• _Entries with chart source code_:

-- begin --

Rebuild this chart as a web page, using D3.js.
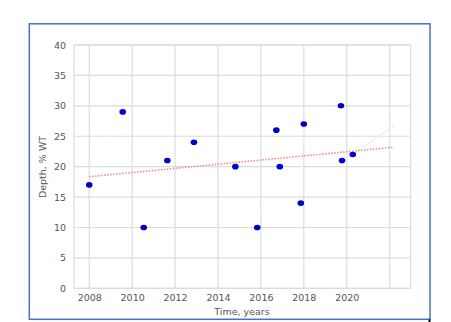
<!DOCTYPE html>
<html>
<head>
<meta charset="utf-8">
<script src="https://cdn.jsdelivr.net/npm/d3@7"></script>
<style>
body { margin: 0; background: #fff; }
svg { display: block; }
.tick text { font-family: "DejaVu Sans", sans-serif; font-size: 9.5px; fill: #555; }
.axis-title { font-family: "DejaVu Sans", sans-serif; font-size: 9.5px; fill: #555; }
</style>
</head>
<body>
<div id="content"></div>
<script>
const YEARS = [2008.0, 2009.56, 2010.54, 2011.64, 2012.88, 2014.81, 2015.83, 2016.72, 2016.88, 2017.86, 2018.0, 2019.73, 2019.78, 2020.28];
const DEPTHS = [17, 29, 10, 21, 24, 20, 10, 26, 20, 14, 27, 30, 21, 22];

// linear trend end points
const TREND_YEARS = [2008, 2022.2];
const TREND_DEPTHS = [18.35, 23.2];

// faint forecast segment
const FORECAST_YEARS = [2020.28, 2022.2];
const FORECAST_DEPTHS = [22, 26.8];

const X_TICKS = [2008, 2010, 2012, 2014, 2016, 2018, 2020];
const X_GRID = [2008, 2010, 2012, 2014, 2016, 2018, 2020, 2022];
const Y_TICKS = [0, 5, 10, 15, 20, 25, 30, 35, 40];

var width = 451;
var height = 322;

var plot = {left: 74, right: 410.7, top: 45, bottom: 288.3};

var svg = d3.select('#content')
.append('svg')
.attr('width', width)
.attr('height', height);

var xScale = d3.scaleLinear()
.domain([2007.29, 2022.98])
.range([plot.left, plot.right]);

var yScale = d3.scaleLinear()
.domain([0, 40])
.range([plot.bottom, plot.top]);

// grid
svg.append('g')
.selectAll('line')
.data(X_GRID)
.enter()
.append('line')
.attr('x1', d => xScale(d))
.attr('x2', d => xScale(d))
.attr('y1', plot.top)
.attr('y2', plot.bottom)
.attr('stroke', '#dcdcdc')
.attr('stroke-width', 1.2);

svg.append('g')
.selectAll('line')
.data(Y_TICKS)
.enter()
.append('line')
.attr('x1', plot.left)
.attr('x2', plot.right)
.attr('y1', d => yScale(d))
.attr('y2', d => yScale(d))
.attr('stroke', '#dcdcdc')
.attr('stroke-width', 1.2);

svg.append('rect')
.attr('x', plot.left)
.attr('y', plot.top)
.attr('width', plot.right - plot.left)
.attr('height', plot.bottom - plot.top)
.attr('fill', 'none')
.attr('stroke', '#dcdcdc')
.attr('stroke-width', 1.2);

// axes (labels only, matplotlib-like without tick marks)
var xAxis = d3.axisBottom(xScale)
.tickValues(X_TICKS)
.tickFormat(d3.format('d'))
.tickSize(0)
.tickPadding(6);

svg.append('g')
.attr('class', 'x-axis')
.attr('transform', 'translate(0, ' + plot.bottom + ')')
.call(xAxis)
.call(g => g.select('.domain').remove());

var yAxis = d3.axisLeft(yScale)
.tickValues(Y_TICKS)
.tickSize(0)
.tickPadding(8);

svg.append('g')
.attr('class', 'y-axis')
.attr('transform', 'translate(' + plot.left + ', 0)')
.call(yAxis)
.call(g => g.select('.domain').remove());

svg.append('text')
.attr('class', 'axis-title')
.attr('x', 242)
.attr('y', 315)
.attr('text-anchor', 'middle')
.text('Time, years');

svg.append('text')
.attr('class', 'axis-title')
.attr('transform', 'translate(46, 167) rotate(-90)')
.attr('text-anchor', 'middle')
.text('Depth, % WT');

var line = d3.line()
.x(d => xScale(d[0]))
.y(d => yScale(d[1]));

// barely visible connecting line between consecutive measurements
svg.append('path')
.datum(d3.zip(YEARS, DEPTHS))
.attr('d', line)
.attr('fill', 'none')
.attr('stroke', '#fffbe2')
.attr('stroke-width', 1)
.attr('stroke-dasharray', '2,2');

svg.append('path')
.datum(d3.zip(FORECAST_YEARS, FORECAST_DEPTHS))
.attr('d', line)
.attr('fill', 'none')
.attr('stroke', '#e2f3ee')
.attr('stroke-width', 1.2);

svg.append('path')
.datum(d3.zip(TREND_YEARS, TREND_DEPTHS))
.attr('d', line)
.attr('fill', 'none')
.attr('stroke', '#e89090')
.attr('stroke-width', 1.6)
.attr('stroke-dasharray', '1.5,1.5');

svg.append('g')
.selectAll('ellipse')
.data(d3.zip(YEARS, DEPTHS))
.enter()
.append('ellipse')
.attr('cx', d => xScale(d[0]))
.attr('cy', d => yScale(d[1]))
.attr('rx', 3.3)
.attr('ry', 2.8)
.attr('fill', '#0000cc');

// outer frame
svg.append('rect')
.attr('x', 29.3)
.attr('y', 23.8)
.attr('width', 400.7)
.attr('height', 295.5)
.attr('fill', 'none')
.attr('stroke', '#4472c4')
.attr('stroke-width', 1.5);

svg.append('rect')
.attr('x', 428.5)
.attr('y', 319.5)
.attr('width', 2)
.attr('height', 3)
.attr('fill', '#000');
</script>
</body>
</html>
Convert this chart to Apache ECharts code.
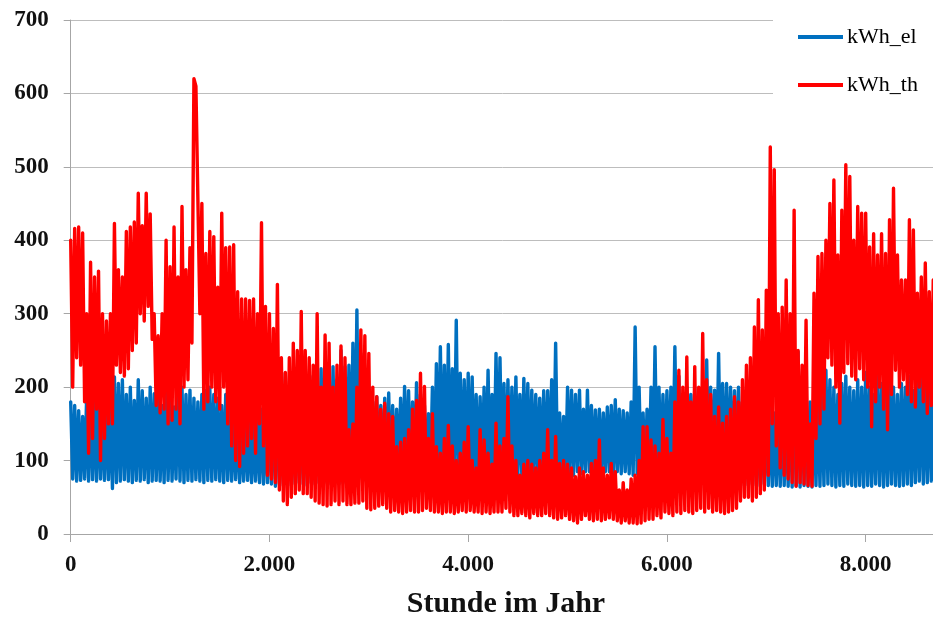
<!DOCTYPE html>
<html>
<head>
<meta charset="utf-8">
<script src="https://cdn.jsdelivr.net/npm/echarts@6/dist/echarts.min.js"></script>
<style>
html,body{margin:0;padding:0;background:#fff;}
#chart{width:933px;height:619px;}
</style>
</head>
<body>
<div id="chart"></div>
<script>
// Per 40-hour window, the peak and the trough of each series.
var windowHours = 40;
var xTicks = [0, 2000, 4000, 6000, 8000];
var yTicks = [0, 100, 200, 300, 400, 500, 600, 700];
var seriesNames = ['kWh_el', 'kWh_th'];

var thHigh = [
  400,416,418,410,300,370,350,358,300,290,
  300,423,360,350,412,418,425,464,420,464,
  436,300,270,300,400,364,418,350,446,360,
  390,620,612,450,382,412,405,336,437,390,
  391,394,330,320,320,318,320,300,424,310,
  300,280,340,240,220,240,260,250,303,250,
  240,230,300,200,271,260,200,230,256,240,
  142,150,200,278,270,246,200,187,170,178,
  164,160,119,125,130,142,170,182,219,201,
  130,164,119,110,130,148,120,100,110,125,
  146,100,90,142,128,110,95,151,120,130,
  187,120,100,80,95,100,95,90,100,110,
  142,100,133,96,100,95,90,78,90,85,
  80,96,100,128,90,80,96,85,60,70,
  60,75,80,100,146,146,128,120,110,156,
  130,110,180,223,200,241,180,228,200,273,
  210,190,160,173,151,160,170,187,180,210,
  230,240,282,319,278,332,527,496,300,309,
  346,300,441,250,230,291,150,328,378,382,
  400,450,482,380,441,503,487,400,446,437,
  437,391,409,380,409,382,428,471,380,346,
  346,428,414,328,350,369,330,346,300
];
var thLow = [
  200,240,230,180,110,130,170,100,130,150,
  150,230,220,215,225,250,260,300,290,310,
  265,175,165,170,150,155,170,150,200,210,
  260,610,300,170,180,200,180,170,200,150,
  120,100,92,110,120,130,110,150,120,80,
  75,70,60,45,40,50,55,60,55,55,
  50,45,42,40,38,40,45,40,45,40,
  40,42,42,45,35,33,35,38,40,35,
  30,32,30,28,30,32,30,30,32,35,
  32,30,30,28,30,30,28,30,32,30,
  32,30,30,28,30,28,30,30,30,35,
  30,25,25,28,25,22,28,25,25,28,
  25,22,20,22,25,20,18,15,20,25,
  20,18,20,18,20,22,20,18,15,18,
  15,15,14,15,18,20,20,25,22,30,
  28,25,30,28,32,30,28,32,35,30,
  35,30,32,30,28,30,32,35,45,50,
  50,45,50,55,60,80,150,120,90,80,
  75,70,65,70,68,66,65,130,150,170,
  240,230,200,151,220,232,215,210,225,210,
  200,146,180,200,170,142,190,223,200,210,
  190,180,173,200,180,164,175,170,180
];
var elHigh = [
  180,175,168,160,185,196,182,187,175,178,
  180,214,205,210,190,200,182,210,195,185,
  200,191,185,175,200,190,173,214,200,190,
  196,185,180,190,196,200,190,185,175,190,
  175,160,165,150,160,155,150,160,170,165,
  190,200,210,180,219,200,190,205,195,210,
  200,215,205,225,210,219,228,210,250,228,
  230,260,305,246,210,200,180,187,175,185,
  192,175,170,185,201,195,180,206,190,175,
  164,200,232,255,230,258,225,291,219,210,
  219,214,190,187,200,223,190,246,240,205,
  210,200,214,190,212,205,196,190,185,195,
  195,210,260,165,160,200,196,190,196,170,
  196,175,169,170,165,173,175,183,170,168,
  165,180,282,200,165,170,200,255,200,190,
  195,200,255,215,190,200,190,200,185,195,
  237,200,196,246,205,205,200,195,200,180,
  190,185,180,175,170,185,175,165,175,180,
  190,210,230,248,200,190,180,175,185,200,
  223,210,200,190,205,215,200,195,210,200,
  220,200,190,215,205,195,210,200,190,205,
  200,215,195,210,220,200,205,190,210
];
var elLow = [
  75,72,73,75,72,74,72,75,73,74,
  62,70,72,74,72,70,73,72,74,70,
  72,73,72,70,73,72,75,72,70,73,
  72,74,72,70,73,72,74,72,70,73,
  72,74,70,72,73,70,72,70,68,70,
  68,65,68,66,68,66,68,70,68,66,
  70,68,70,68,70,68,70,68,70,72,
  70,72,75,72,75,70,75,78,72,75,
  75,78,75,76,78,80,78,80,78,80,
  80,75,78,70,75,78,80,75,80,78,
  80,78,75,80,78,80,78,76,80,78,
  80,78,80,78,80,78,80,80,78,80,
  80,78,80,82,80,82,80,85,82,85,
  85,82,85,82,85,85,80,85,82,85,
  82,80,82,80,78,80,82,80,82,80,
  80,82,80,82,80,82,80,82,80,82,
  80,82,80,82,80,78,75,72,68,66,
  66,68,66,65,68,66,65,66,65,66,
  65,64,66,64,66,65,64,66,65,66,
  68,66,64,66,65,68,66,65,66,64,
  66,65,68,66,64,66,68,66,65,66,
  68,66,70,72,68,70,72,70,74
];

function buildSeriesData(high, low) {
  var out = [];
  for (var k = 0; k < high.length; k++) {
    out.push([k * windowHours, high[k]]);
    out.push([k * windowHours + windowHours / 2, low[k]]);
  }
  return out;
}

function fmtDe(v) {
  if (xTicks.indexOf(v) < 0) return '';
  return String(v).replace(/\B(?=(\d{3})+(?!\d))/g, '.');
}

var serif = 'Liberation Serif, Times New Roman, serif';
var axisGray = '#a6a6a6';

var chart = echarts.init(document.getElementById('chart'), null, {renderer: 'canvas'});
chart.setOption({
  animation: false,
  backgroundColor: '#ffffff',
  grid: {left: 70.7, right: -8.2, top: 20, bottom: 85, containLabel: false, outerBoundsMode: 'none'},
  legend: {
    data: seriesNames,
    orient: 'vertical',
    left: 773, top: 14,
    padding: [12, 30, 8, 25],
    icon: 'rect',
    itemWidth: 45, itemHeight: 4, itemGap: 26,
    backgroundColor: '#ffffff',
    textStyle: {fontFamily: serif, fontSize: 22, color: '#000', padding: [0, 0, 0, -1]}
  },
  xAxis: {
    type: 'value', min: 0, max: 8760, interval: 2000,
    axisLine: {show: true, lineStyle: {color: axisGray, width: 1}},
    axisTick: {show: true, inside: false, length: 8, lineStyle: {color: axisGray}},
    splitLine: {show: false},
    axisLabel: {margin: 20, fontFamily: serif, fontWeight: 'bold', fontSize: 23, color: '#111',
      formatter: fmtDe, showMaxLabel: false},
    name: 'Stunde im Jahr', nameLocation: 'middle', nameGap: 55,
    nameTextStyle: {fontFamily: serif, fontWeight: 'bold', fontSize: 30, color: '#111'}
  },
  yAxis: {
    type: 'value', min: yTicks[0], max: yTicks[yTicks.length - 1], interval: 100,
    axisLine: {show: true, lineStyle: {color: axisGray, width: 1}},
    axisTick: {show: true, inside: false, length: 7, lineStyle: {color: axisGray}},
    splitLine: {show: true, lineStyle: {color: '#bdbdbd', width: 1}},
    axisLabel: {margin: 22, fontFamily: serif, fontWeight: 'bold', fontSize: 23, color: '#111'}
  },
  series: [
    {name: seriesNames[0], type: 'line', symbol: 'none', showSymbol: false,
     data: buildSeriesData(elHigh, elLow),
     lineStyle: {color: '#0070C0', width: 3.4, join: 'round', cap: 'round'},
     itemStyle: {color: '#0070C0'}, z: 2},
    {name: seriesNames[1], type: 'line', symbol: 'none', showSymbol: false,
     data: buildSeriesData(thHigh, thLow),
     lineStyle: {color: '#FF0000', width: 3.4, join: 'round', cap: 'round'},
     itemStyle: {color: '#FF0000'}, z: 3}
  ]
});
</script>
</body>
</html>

-- end --

• _The exercise_: Hand back the exact lines from the start of the entries to the line with "const FORECAST_DEPTHS = [22, 26.8];", both ends kept and pictures left out.

• _Exercise answer_:
Rebuild this chart as a web page, using D3.js.
<!DOCTYPE html>
<html>
<head>
<meta charset="utf-8">
<script src="https://cdn.jsdelivr.net/npm/d3@7"></script>
<style>
body { margin: 0; background: #fff; }
svg { display: block; }
.tick text { font-family: "DejaVu Sans", sans-serif; font-size: 9.5px; fill: #555; }
.axis-title { font-family: "DejaVu Sans", sans-serif; font-size: 9.5px; fill: #555; }
</style>
</head>
<body>
<div id="content"></div>
<script>
const YEARS = [2008.0, 2009.56, 2010.54, 2011.64, 2012.88, 2014.81, 2015.83, 2016.72, 2016.88, 2017.86, 2018.0, 2019.73, 2019.78, 2020.28];
const DEPTHS = [17, 29, 10, 21, 24, 20, 10, 26, 20, 14, 27, 30, 21, 22];

// linear trend end points
const TREND_YEARS = [2008, 2022.2];
const TREND_DEPTHS = [18.35, 23.2];

// faint forecast segment
const FORECAST_YEARS = [2020.28, 2022.2];
const FORECAST_DEPTHS = [22, 26.8];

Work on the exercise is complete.